Despite the inconveniences special to the mobile-kitchen business, there is no denying it has taken off in part because of its advantages. While not cheap, revving up a food truck is more affordable than opening a restaurant, requiring about 30 percent less capital, Jiannetto says.
And parking wars aside, prime real estate does not come at a premium.
“Location, location, location is what they always say,” says Collier, who enjoys the freedom his veggie-oil-powered trucks give him to spread Green Truck’s environmental message across Los Angeles. “If I had a fixed location, I couldn’t go out and green Hollywood.”
Internet technology is another boon in the business. Social media sites, particularly Twitter, help food-truck followers track their favorite trucks. There are also several Web sites like Food Carts Portland and Find LA Food Trucks devoted to promoting—and locating—mobile kitchens.
Mobilecravings.com, which launched in September, is looking to become one of the first sites to index food trucks on a national level. Users can search by city and food type and give portable eateries a star rating. Food-truck owners have profile pages with menus, Twitter feeds, videos, and pictures of their rigs, which are often well worth a second look.
“We wanted our truck to be a showpiece,” says New York City–based Street Sweets Truck owner Grant Di Mille. “We didn’t want to hide behind steel walls.”
However slowly, the image of the grimy lunch truck is giving way as the newer breed of mobile kitchens rolls across the country.
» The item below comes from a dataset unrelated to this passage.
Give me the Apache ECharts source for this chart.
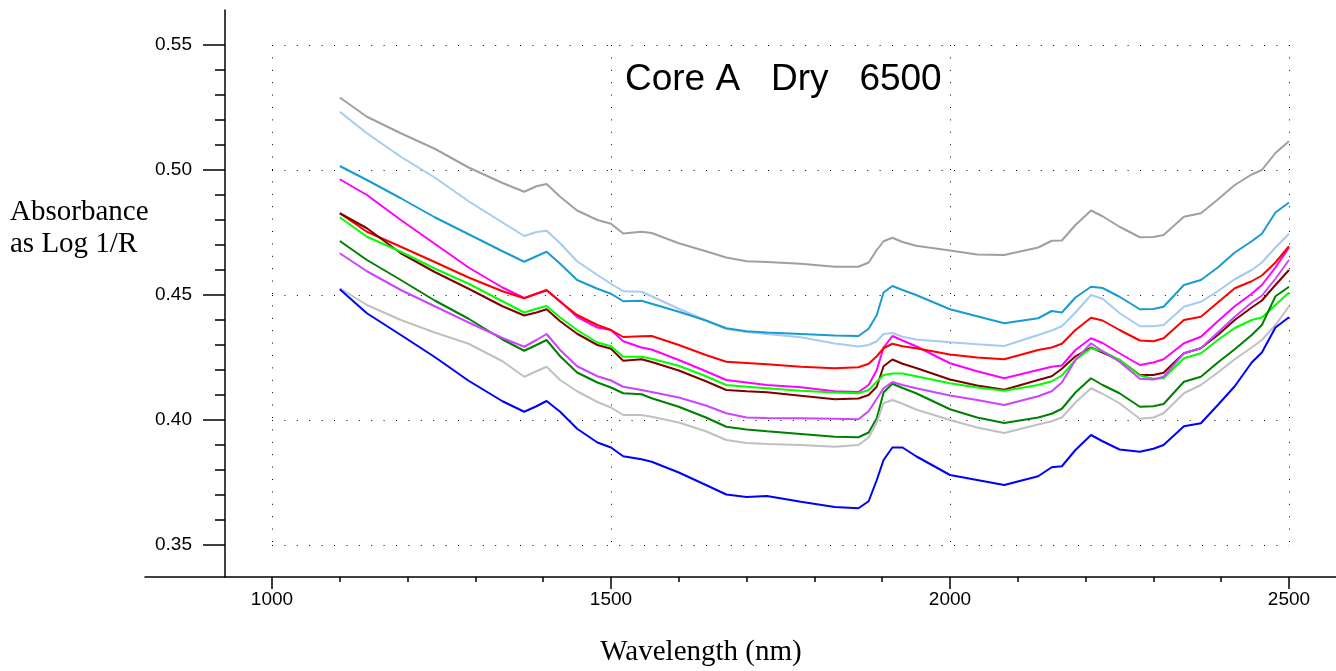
<!DOCTYPE html>
<html>
<head>
<meta charset="utf-8">
<script src="https://cdn.jsdelivr.net/npm/echarts@6/dist/echarts.min.js"></script>
<style>
html,body{margin:0;padding:0;background:#fff;}
#chart{width:1336px;height:671px;}
</style>
</head>
<body>
<div id="chart"></div>
<script>
// Wavelengths (nm) shared by all spectra
var wavelengths = [1100,1140,1190,1240,1290,1340,1372,1390,1405,1425,1450,1480,1500,1518,1545,1560,1600,1640,1670,1700,1730,1780,1830,1865,1880,1892,1902,1915,1930,1950,2000,2040,2080,2130,2150,2165,2185,2208,2225,2250,2280,2300,2315,2345,2370,2395,2420,2445,2460,2480,2500];

var grayTop = [.5290,.5213,.5147,.5085,.5010,.4948,.4913,.4935,.4944,.4893,.4838,.4800,.4785,.4746,.4753,.4748,.4707,.4675,.4650,.4635,.4632,.4625,.4613,.4613,.4630,.4680,.4715,.4729,.4712,.4697,.4678,.4662,.4660,.4690,.4717,.4718,.4780,.4838,.4815,.4773,.4731,.4732,.4740,.4813,.4827,.4882,.4940,.4982,.5000,.5068,.5115];
var lightBlue = [.5233,.5147,.5053,.4970,.4875,.4790,.4736,.4752,.4757,.4707,.4635,.4580,.4545,.4515,.4513,.4495,.4445,.4398,.4364,.4352,.4344,.4331,.4306,.4294,.4300,.4315,.4344,.4348,.4333,.4322,.4311,.4303,.4296,.4340,.4358,.4375,.4430,.4500,.4485,.4428,.4375,.4375,.4380,.4453,.4473,.4515,.4563,.4600,.4630,.4690,.4745];
var teal = [.5016,.4960,.4887,.4811,.4743,.4675,.4633,.4655,.4673,.4625,.4560,.4525,.4505,.4475,.4477,.4465,.4433,.4398,.4367,.4355,.4350,.4344,.4338,.4336,.4365,.4420,.4510,.4536,.4520,.4500,.4443,.4415,.4387,.4407,.4436,.4430,.4490,.4533,.4528,.4493,.4443,.4444,.4453,.4540,.4560,.4610,.4670,.4715,.4745,.4830,.4870];
var magenta = [.4963,.4900,.4800,.4705,.4610,.4530,.4488,.4505,.4518,.4475,.4412,.4370,.4360,.4315,.4290,.4282,.4240,.4195,.4160,.4150,.4140,.4131,.4115,.4112,.4140,.4200,.4290,.4336,.4318,.4295,.4227,.4195,.4167,.4200,.4213,.4218,.4280,.4327,.4308,.4267,.4220,.4230,.4243,.4307,.4333,.4395,.4455,.4505,.4540,.4610,.4690];
var red = [.4827,.4753,.4693,.4632,.4570,.4515,.4487,.4505,.4520,.4473,.4420,.4380,.4360,.4332,.4335,.4336,.4300,.4260,.4233,.4228,.4223,.4213,.4207,.4211,.4225,.4255,.4287,.4305,.4295,.4287,.4262,.4250,.4243,.4280,.4290,.4305,.4360,.4409,.4398,.4360,.4318,.4315,.4327,.4400,.4413,.4470,.4527,.4555,.4578,.4630,.4695];
var maroon = [.4827,.4767,.4667,.4592,.4525,.4455,.4418,.4430,.4443,.4395,.4345,.4300,.4285,.4237,.4243,.4232,.4198,.4155,.4120,.4115,.4111,.4097,.4083,.4086,.4100,.4133,.4215,.4242,.4225,.4208,.4162,.4138,.4121,.4160,.4175,.4205,.4255,.4290,.4270,.4240,.4180,.4180,.4189,.4267,.4287,.4340,.4400,.4450,.4478,.4540,.4600];
var green = [.4811,.4733,.4673,.4606,.4545,.4475,.4430,.4445,.4456,.4410,.4360,.4310,.4295,.4253,.4253,.4245,.4217,.4175,.4140,.4133,.4127,.4117,.4110,.4107,.4120,.4153,.4180,.4186,.4186,.4175,.4147,.4130,.4117,.4140,.4155,.4178,.4240,.4287,.4275,.4240,.4178,.4165,.4167,.4247,.4267,.4320,.4368,.4400,.4410,.4460,.4510];
var darkGreen = [.4716,.4640,.4560,.4478,.4405,.4322,.4277,.4300,.4320,.4255,.4190,.4150,.4130,.4107,.4103,.4087,.4053,.4010,.3973,.3962,.3955,.3944,.3933,.3931,.3950,.4007,.4110,.4145,.4128,.4107,.4043,.4010,.3988,.4010,.4025,.4045,.4110,.4167,.4140,.4107,.4053,.4055,.4064,.4153,.4173,.4230,.4283,.4340,.4380,.4495,.4533];
var violet = [.4667,.4595,.4520,.4455,.4390,.4328,.4293,.4320,.4344,.4280,.4215,.4175,.4158,.4133,.4120,.4112,.4090,.4058,.4027,.4010,.4008,.4007,.4005,.4003,.4035,.4085,.4127,.4152,.4140,.4127,.4098,.4080,.4060,.4095,.4115,.4150,.4240,.4307,.4275,.4233,.4165,.4162,.4173,.4267,.4287,.4350,.4413,.4470,.4497,.4565,.4640];
var lightGray = [.4527,.4460,.4400,.4350,.4305,.4235,.4173,.4195,.4213,.4160,.4115,.4072,.4050,.4020,.4020,.4013,.3990,.3955,.3920,.3908,.3904,.3900,.3893,.3900,.3930,.3990,.4067,.4080,.4065,.4042,.4000,.3970,.3948,.3982,.3995,.4010,.4070,.4127,.4105,.4067,.4005,.4010,.4027,.4107,.4140,.4190,.4243,.4290,.4320,.4380,.4455];
var blue = [.4523,.4427,.4340,.4252,.4157,.4075,.4033,.4055,.4076,.4033,.3965,.3910,.3890,.3855,.3843,.3833,.3790,.3740,.3702,.3692,.3696,.3673,.3652,.3647,.3675,.3760,.3840,.3890,.3890,.3855,.3780,.3760,.3740,.3775,.3811,.3815,.3880,.3940,.3915,.3882,.3873,.3885,.3900,.3975,.3987,.4060,.4135,.4230,.4270,.4370,.4411];

var seriesNames = ['grayTop','lightBlue','teal','magenta','red','maroon','green','darkGreen','violet','lightGray','blue'];
var seriesValues = [grayTop,lightBlue,teal,magenta,red,maroon,green,darkGreen,violet,lightGray,blue];
var seriesColors = ['#A0A0A0','#A6CAF0','#1A9BD0','#FF00FF','#FF0000','#800000','#00FF00','#008000','#CC44FF','#C0C0C0','#0000FF'];

var chartTitle = 'Core A   Dry   6500';
var xName = 'Wavelength (nm)';
var yName1 = 'Absorbance';
var yName2 = 'as Log 1/R';

var chart = echarts.init(document.getElementById('chart'), null, {renderer: 'canvas'});

var dotted = {color: '#000', width: 1, type: [1, 11.4]};
var series = seriesValues.map(function (vals, i) {
  return {
    name: seriesNames[i],
    type: 'line',
    xAxisIndex: 1,
    yAxisIndex: 1,
    showSymbol: false,
    symbol: 'none',
    animation: false,
    lineStyle: {color: seriesColors[i], width: 2},
    data: wavelengths.map(function (w, j) { return [w, vals[j]]; })
  };
});

chart.setOption({
  animation: false,
  backgroundColor: '#fff',
  grid: [
    {left: 145, right: 0, top: 10, bottom: 94},
    {left: 272, right: 47, top: 45, bottom: 126}
  ],
  xAxis: [
    {
      gridIndex: 0, type: 'value', min: 812.7, max: 2569,
      axisLine: {show: true, onZero: false, lineStyle: {color: '#000', width: 1.5}},
      axisTick: {show: false}, axisLabel: {show: false}, splitLine: {show: false}
    },
    {
      gridIndex: 1, type: 'value', min: 1000, max: 2500, interval: 500,
      offset: 32,
      axisLine: {show: false, onZero: false},
      axisTick: {show: true, length: 12, lineStyle: {color: '#000', width: 1.5}},
      minorTick: {show: true, splitNumber: 5, length: 5, lineStyle: {color: '#000', width: 1.5}},
      axisLabel: {show: true, margin: 13, fontSize: 19, color: '#000', fontFamily: 'Liberation Sans',
        formatter: function (v) { return String(v); }},
      splitLine: {show: true, lineStyle: dotted}
    }
  ],
  yAxis: [
    {
      gridIndex: 0, type: 'value', min: 0.3372, max: 0.564, offset: -80,
      axisLine: {show: true, onZero: false, lineStyle: {color: '#000', width: 1.5}},
      axisTick: {show: false}, axisLabel: {show: false}, splitLine: {show: false}
    },
    {
      gridIndex: 1, type: 'value', min: 0.35, max: 0.55, interval: 0.05,
      offset: 47,
      axisLine: {show: false, onZero: false},
      axisTick: {show: true, length: 22, lineStyle: {color: '#000', width: 1.5}},
      minorTick: {show: true, splitNumber: 5, length: 10, lineStyle: {color: '#000', width: 1.5}},
      axisLabel: {show: true, margin: 33, fontSize: 19, color: '#000', fontFamily: 'Liberation Sans',
        formatter: function (v) { return v.toFixed(2); }},
      splitLine: {show: true, lineStyle: dotted}
    }
  ],
  graphic: [
    {type: 'text', silent: true,
     style: {text: chartTitle, x: 625, y: 80, font: '37px "Liberation Sans", Arial, sans-serif', fill: '#000', textAlign: 'left', textVerticalAlign: 'middle'}},
    {type: 'text', silent: true,
     style: {text: xName, x: 701, y: 652, font: '29px "Liberation Serif", "Times New Roman", serif', fill: '#000', textAlign: 'center', textVerticalAlign: 'middle'}},
    {type: 'text', silent: true,
     style: {text: yName1, x: 10, y: 212, font: '29px "Liberation Serif", "Times New Roman", serif', fill: '#000', textAlign: 'left', textVerticalAlign: 'middle'}},
    {type: 'text', silent: true,
     style: {text: yName2, x: 10, y: 244, font: '29px "Liberation Serif", "Times New Roman", serif', fill: '#000', textAlign: 'left', textVerticalAlign: 'middle'}}
  ],
  series: series
});
</script>
</body>
</html>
And while the food-truck business is largely run by small operators, bigger chains have taken note.
Jeff Harvey, CEO of Burgerville, which introduced its Nomad food truck last July, says food trucks are not only cost-efficient, but also represent a new way to engage customers.
“There’s really an opportunity for a much deeper relationship with your market,” he says.
Burgerville’s commitment to mobile kitchens is “pretty strong,” Harvey says, and the Vancouver, Washington–based chain plans to expand to as many as five trucks this year.